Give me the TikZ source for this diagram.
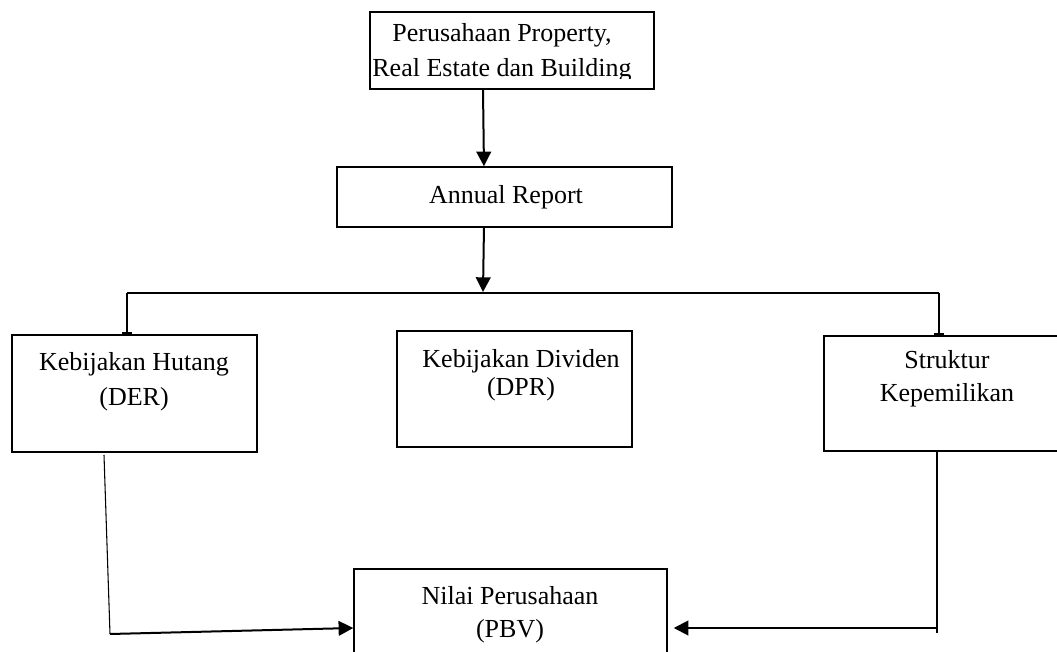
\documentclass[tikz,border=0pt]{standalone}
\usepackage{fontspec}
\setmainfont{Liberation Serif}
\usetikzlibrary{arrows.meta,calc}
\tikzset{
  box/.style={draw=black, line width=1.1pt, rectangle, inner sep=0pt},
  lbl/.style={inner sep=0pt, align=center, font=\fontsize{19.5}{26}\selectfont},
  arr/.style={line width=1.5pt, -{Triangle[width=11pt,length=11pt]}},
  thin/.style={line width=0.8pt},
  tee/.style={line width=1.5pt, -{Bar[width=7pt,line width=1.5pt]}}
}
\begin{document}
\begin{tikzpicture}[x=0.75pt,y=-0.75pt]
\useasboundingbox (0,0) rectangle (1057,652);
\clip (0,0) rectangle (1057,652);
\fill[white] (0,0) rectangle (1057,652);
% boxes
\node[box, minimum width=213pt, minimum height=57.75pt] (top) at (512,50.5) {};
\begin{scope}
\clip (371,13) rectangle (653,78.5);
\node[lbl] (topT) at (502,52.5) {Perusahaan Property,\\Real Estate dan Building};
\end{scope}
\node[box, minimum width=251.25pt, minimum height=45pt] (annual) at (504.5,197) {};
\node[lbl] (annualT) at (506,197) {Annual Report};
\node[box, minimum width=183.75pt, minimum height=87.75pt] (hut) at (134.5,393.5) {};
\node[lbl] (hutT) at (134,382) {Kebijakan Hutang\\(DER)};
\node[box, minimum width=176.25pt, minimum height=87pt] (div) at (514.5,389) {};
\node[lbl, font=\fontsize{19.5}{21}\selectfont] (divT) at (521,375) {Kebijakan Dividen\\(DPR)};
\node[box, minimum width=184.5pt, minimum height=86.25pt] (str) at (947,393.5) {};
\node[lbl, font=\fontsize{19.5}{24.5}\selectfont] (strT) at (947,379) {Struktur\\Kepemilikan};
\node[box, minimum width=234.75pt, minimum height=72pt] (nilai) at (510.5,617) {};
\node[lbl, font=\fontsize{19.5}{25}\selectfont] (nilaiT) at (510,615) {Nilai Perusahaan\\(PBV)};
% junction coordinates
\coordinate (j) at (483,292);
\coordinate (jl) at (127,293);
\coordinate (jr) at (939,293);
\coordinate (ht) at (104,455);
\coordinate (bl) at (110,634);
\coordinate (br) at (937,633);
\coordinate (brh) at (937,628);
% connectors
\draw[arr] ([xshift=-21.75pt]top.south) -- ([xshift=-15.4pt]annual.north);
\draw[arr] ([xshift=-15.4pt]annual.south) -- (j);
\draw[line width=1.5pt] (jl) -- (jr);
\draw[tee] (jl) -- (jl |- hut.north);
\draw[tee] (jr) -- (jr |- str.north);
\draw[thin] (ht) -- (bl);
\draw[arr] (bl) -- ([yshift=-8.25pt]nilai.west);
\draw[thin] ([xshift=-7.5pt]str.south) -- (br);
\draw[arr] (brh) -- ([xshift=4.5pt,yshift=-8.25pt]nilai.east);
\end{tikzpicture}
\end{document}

Prompt →
Repeat the full listing above exactly, with no pictures in the copy.

Answer for this exercise →
Give me the TikZ source for this diagram.
\documentclass[tikz,border=0pt]{standalone}
\usepackage{fontspec}
\setmainfont{Liberation Serif}
\usetikzlibrary{arrows.meta,calc}
\tikzset{
  box/.style={draw=black, line width=1.1pt, rectangle, inner sep=0pt},
  lbl/.style={inner sep=0pt, align=center, font=\fontsize{19.5}{26}\selectfont},
  arr/.style={line width=1.5pt, -{Triangle[width=11pt,length=11pt]}},
  thin/.style={line width=0.8pt},
  tee/.style={line width=1.5pt, -{Bar[width=7pt,line width=1.5pt]}}
}
\begin{document}
\begin{tikzpicture}[x=0.75pt,y=-0.75pt]
\useasboundingbox (0,0) rectangle (1057,652);
\clip (0,0) rectangle (1057,652);
\fill[white] (0,0) rectangle (1057,652);
% boxes
\node[box, minimum width=213pt, minimum height=57.75pt] (top) at (512,50.5) {};
\begin{scope}
\clip (371,13) rectangle (653,78.5);
\node[lbl] (topT) at (502,52.5) {Perusahaan Property,\\Real Estate dan Building};
\end{scope}
\node[box, minimum width=251.25pt, minimum height=45pt] (annual) at (504.5,197) {};
\node[lbl] (annualT) at (506,197) {Annual Report};
\node[box, minimum width=183.75pt, minimum height=87.75pt] (hut) at (134.5,393.5) {};
\node[lbl] (hutT) at (134,382) {Kebijakan Hutang\\(DER)};
\node[box, minimum width=176.25pt, minimum height=87pt] (div) at (514.5,389) {};
\node[lbl, font=\fontsize{19.5}{21}\selectfont] (divT) at (521,375) {Kebijakan Dividen\\(DPR)};
\node[box, minimum width=184.5pt, minimum height=86.25pt] (str) at (947,393.5) {};
\node[lbl, font=\fontsize{19.5}{24.5}\selectfont] (strT) at (947,379) {Struktur\\Kepemilikan};
\node[box, minimum width=234.75pt, minimum height=72pt] (nilai) at (510.5,617) {};
\node[lbl, font=\fontsize{19.5}{25}\selectfont] (nilaiT) at (510,615) {Nilai Perusahaan\\(PBV)};
% junction coordinates
\coordinate (j) at (483,292);
\coordinate (jl) at (127,293);
\coordinate (jr) at (939,293);
\coordinate (ht) at (104,455);
\coordinate (bl) at (110,634);
\coordinate (br) at (937,633);
\coordinate (brh) at (937,628);
% connectors
\draw[arr] ([xshift=-21.75pt]top.south) -- ([xshift=-15.4pt]annual.north);
\draw[arr] ([xshift=-15.4pt]annual.south) -- (j);
\draw[line width=1.5pt] (jl) -- (jr);
\draw[tee] (jl) -- (jl |- hut.north);
\draw[tee] (jr) -- (jr |- str.north);
\draw[thin] (ht) -- (bl);
\draw[arr] (bl) -- ([yshift=-8.25pt]nilai.west);
\draw[thin] ([xshift=-7.5pt]str.south) -- (br);
\draw[arr] (brh) -- ([xshift=4.5pt,yshift=-8.25pt]nilai.east);
\end{tikzpicture}
\end{document}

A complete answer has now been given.